At first look, India's school education system seems robust and dominant. Fresh government data for the 2024-25 academic year reveals that public schools enrolled a staggering 121.6 million students, decisively ahead of the 95.9 million enrolled in private unaided institutions. This means government education anchors the system, teaching around 25.7 million more children than the private sector.
The Stark Contradiction: Full Payrolls for Empty Classrooms
However, embedded within this vast scale is a troubling contradiction. In the same year, 65,054 government schools across India reported having zero students or fewer than ten students. This figure represents a sharp 24 per cent increase in just two years. This is not a picture of wholesale abandonment but of a system thinning unevenly.
The paradox deepens when examining staffing. These near-empty institutions together had 144,238 teachers posted to them. On average, that's more than two teachers per school where there are barely any children to teach. This is a structural mismatch between where India's students are and where its education workforce remains anchored.
A State-by-State Breakdown of the Imbalance
The national imbalance becomes even sharper when examined state by state.
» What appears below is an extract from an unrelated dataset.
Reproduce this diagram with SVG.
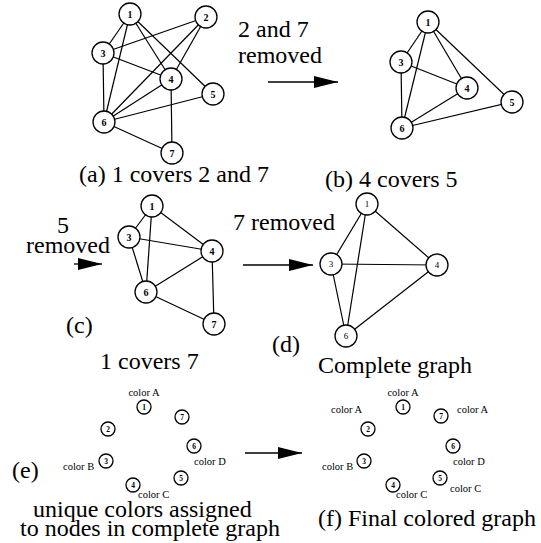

West Bengal sits at the top, with 6,703 low-enrolment schools employing 27,348 teachers. This is striking as the state remains overwhelmingly dependent on government schools for enrolment. The data suggests a deep internal skew where students cluster into fewer institutions while staffing remains spread out.
In Uttar Pradesh, the number of near-empty schools jumped from 4,556 in 2022-23 to 6,561 in 2024-25. Teachers in such schools surged from around 17,000 to over 22,000. Here, the rise coincides with rapid private school expansion, indicating families are moving faster than the system can adjust.
Other states show varied patterns:
- Maharashtra shows steady increases in low-enrolment schools with fluctuating teacher numbers, suggesting piecemeal redeployment.
- Rajasthan displays volatile year-to-year swings, pointing to unstable restructuring attempts.
- Karnataka appears in a holding pattern, with low-enrolment schools plateauing at over 5,300 and teacher numbers static, normalizing inefficiency.
- Telangana shows rising empty schools but teacher postings not keeping pace, indicating a more responsive redeployment approach.
States like Madhya Pradesh and Uttarakhand highlight the access dilemma, where high teacher numbers in shrinking schools raise questions about preserving access in remote areas versus political difficulty of closures.
Why Staffing Lags Behind Demographic Reality
The core of the problem lies in institutional inertia. School closures and mergers are politically sensitive and administratively slow. Teacher transfers are governed by rigid rules, union negotiations, and service protections that prioritize job stability over system responsiveness. This institutional delay is compounded by migration, falling fertility, urban concentration, and parental choice.
The result is an undeniable paradox: India's government school system still educates the majority of the nation's children, but it is increasingly staffed for classrooms that, in thousands of locations, no longer exist in practice. This is a costly misalignment—fiscally, administratively, and pedagogically.
Clustering Within and Exit to Private Schools
The enrolment map explains why this isn't a side-story. Government schools hold a clear majority nationally, especially in an eastern axis including West Bengal, Bihar, Jharkhand, and Odisha. Here, public schooling is "the main tent," not just a safety net.
Children have not exited government schooling en masse. Instead, they have clustered into fewer, preferred institutions—often larger or better-functioning schools—leaving a long tail of smaller schools quietly bypassed. West Bengal epitomizes this: it relies heavily on government schools yet has the country's highest number of near-empty ones.
Meanwhile, in a growing set of states, private schools now lead enrolment. Manipur, Nagaland, and Puducherry show private provision as the default. More consequentially, large states like Telangana, Haryana, and Uttar Pradesh (where private schools enrol over 22 million students) have crossed a threshold where families are bypassing the government system itself.
A System at a Crossroads
The data presents an awkward truth. Government schools are still the national mainstay, yet thousands stand nearly empty. The rise of near-empty schools alongside stable or rising teacher postings signals a dangerous misalignment where enrolment is reorganizing faster than administration can follow.
The lag is now measurable and expensive, risking the normalization of inefficiency and dissolved accountability. The policy choice is now unavoidable. Governments must either redraw the school map carefully and transparently, with access safeguards, or continue funding a system that looks comprehensive on paper but functions unevenly on the ground.